Richard O’Brien

Anglo-New Zealand actor and songwriter Richard O’Brien was BOTD in 1942. Born Richard Smith in Cheltenham, England, his family emigrated to New Zealand when he was ten, settling on a sheep farm near Tauranga. He returned to England in 1964 to pursue an acting career, joining London productions of the musicals Hair and Jesus Christ Superstar. In 1973, he and director Jim Sharman premiered The Rocky Horror Show, an X-rated musical parody of comic-book horror films, featuring the mad transvestite scientist Dr Frank-N-Furter who creates an Aryan muscle man in his laboratory. An immediate hit, the production transferred to London’s West End, becoming a box office sensation and making a star of Tim Curry as Frank-N-Furter. A film adaptation followed in 1975, The Rocky Horror Picture Show, with Curry reprising his role and O’Brien playing laboratory assistant Riff-Raff. The film quickly became a cult favourite, with raucous late-night audiences dressing as the characters and singing along with the musical numbers. O’Brien continued writing musicals with mixed success, and made appearances in Derek Jarman’s film Jubilee, sci-fi schlock-fest Flash Gordon and the television series Robin of Sherwood. In the 1990s, he hosted British game show The Crystal Maze, specialising in bitchy put-downs and random harmonica playing.
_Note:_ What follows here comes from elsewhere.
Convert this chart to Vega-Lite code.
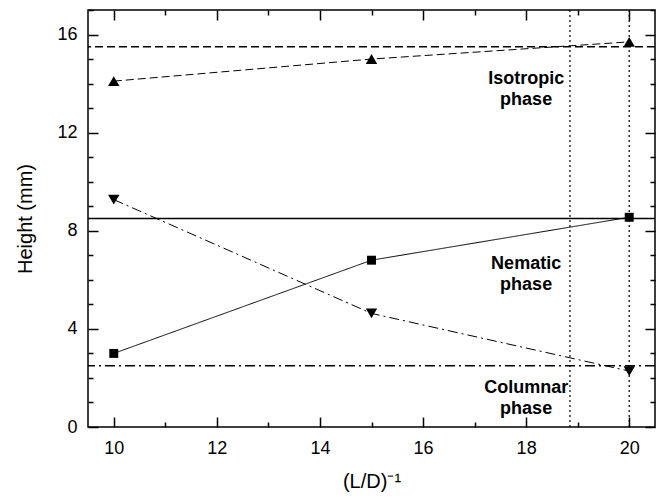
{
  "$schema": "https://vega.github.io/schema/vega-lite/v6.json",
  "width": 567,
  "height": 417,
  "autosize": "none",
  "padding": {"left": 88, "top": 10, "right": 5, "bottom": 72},
  "background": "white",
  "config": {
    "font": "Liberation Sans",
    "view": {"stroke": "black", "strokeWidth": 1.5},
    "axis": {
      "domain": false,
      "grid": false,
      "tickColor": "black",
      "tickWidth": 1.5,
      "labelFont": "Liberation Sans",
      "labelFontSize": 18,
      "labelColor": "black",
      "titleFont": "Liberation Sans",
      "titleFontSize": 20,
      "titleFontWeight": "normal",
      "titleColor": "black"
    }
  },
  "datasets": {
    "points": [
      {"series": "iso", "x": 10, "y": 14.1},
      {"series": "iso", "x": 15, "y": 15.0},
      {"series": "iso", "x": 20, "y": 15.7},
      {"series": "nem", "x": 10, "y": 3.0},
      {"series": "nem", "x": 15, "y": 6.8},
      {"series": "nem", "x": 20, "y": 8.55},
      {"series": "col", "x": 10, "y": 9.27},
      {"series": "col", "x": 15, "y": 4.63},
      {"series": "col", "x": 20, "y": 2.28}
    ],
    "hlines": [
      {"y": 15.5, "style": "dash"},
      {"y": 8.5, "style": "solid"},
      {"y": 2.5, "style": "dashdot"}
    ],
    "vlines": [{"x": 18.85}, {"x": 20}],
    "labels": [
      {"x": 18, "y": 14.2, "text": "Isotropic\nphase"},
      {"x": 18, "y": 6.65, "text": "Nematic\nphase"},
      {"x": 18, "y": 1.6, "text": "Columnar\nphase"}
    ]
  },
  "layer": [
    {
      "data": {"name": "hlines"},
      "mark": {"type": "rule", "color": "black", "strokeWidth": 1.5},
      "encoding": {
        "y": {
          "field": "y", "type": "quantitative",
          "scale": {"domain": [0, 17], "nice": false, "zero": false},
          "axis": {
            "orient": "left",
            "title": "Height (mm)",
            "titlePadding": 21,
            "values": [0,1,2,3,4,5,6,7,8,9,10,11,12,13,14,15,16,17],
            "labelExpr": "datum.value % 4 == 0 ? datum.label : ''",
            "tickSize": {"condition": {"test": "datum.value % 4 == 0", "value": -10}, "value": -5},
            "labelPadding": 21
          }
        },
        "strokeDash": {
          "field": "style", "type": "nominal",
          "scale": {"domain": ["dash", "solid", "dashdot"], "range": [[8, 4], [1, 0], [10, 4, 2, 4]]},
          "legend": null
        }
      }
    },
    {
      "data": {"name": "vlines"},
      "mark": {"type": "rule", "color": "black", "strokeWidth": 1.2, "strokeDash": [2, 3]},
      "encoding": {
        "x": {
          "field": "x", "type": "quantitative",
          "scale": {"domain": [9.5, 20.5], "nice": false, "zero": false},
          "axis": {
            "orient": "bottom",
            "title": "(L/D)⁻¹",
            "titlePadding": 14,
            "values": [10,11,12,13,14,15,16,17,18,19,20],
            "labelExpr": "datum.value % 2 == 0 ? datum.label : ''",
            "tickSize": {"condition": {"test": "datum.value % 2 == 0", "value": -10}, "value": -5},
            "labelPadding": 22
          }
        }
      }
    },
    {
      "data": {"name": "points"},
      "mark": {"type": "line", "color": "black", "strokeWidth": 1},
      "encoding": {
        "x": {
          "field": "x", "type": "quantitative",
          "scale": {"domain": [9.5, 20.5], "nice": false, "zero": false},
          "axis": {
            "orient": "top", "title": null, "labels": false,
            "values": [10,11,12,13,14,15,16,17,18,19,20],
            "tickSize": {"condition": {"test": "datum.value % 2 == 0", "value": -10}, "value": -5}
          }
        },
        "y": {
          "field": "y", "type": "quantitative",
          "scale": {"domain": [0, 17], "nice": false, "zero": false},
          "axis": {
            "orient": "right", "title": null, "labels": false,
            "values": [0,1,2,3,4,5,6,7,8,9,10,11,12,13,14,15,16,17],
            "tickSize": {"condition": {"test": "datum.value % 4 == 0", "value": -10}, "value": -5}
          }
        },
        "detail": {"field": "series", "type": "nominal"},
        "strokeDash": {
          "field": "series", "type": "nominal",
          "scale": {"domain": ["iso", "nem", "col"], "range": [[5, 3], [1, 0], [6, 3, 2, 3]]},
          "legend": null
        }
      }
    },
    {
      "data": {"name": "points"},
      "transform": [{"filter": "datum.series == 'iso'"}],
      "mark": {"type": "point", "shape": "triangle-up", "size": 130, "filled": true, "color": "black", "opacity": 1},
      "encoding": {
        "x": {"field": "x", "type": "quantitative", "scale": {"domain": [9.5, 20.5], "nice": false, "zero": false}, "axis": null},
        "y": {"field": "y", "type": "quantitative", "scale": {"domain": [0, 17], "nice": false, "zero": false}, "axis": null}
      }
    },
    {
      "data": {"name": "points"},
      "transform": [{"filter": "datum.series == 'nem'"}],
      "mark": {"type": "point", "shape": "square", "size": 80, "filled": true, "color": "black", "opacity": 1},
      "encoding": {
        "x": {"field": "x", "type": "quantitative", "scale": {"domain": [9.5, 20.5], "nice": false, "zero": false}, "axis": null},
        "y": {"field": "y", "type": "quantitative", "scale": {"domain": [0, 17], "nice": false, "zero": false}, "axis": null}
      }
    },
    {
      "data": {"name": "points"},
      "transform": [{"filter": "datum.series == 'col'"}],
      "mark": {"type": "point", "shape": "triangle-down", "size": 130, "filled": true, "color": "black", "opacity": 1},
      "encoding": {
        "x": {"field": "x", "type": "quantitative", "scale": {"domain": [9.5, 20.5], "nice": false, "zero": false}, "axis": null},
        "y": {"field": "y", "type": "quantitative", "scale": {"domain": [0, 17], "nice": false, "zero": false}, "axis": null}
      }
    },
    {
      "data": {"name": "labels"},
      "mark": {"type": "text", "font": "Liberation Sans", "fontSize": 18, "fontWeight": "bold", "color": "black", "align": "center", "baseline": "middle", "lineBreak": "\n", "lineHeight": 21},
      "encoding": {
        "x": {"field": "x", "type": "quantitative", "scale": {"domain": [9.5, 20.5], "nice": false, "zero": false}, "axis": null},
        "y": {"field": "y", "type": "quantitative", "scale": {"domain": [0, 17], "nice": false, "zero": false}, "axis": null},
        "text": {"field": "text"}
      }
    }
  ],
  "resolve": {"axis": {"x": "independent", "y": "independent"}}
}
In 2002, he originated the role of the Child Catcher in the West End musical production of Chitty Chitty Bang Bang. Openly queer since forever, O’Brien identifies as transgender and non-binary, though caused controversy in 2020 by stating that trans women are not real women. Married three times, he has three children. He lives in New Zealand with his third wife, Sabrina Graf.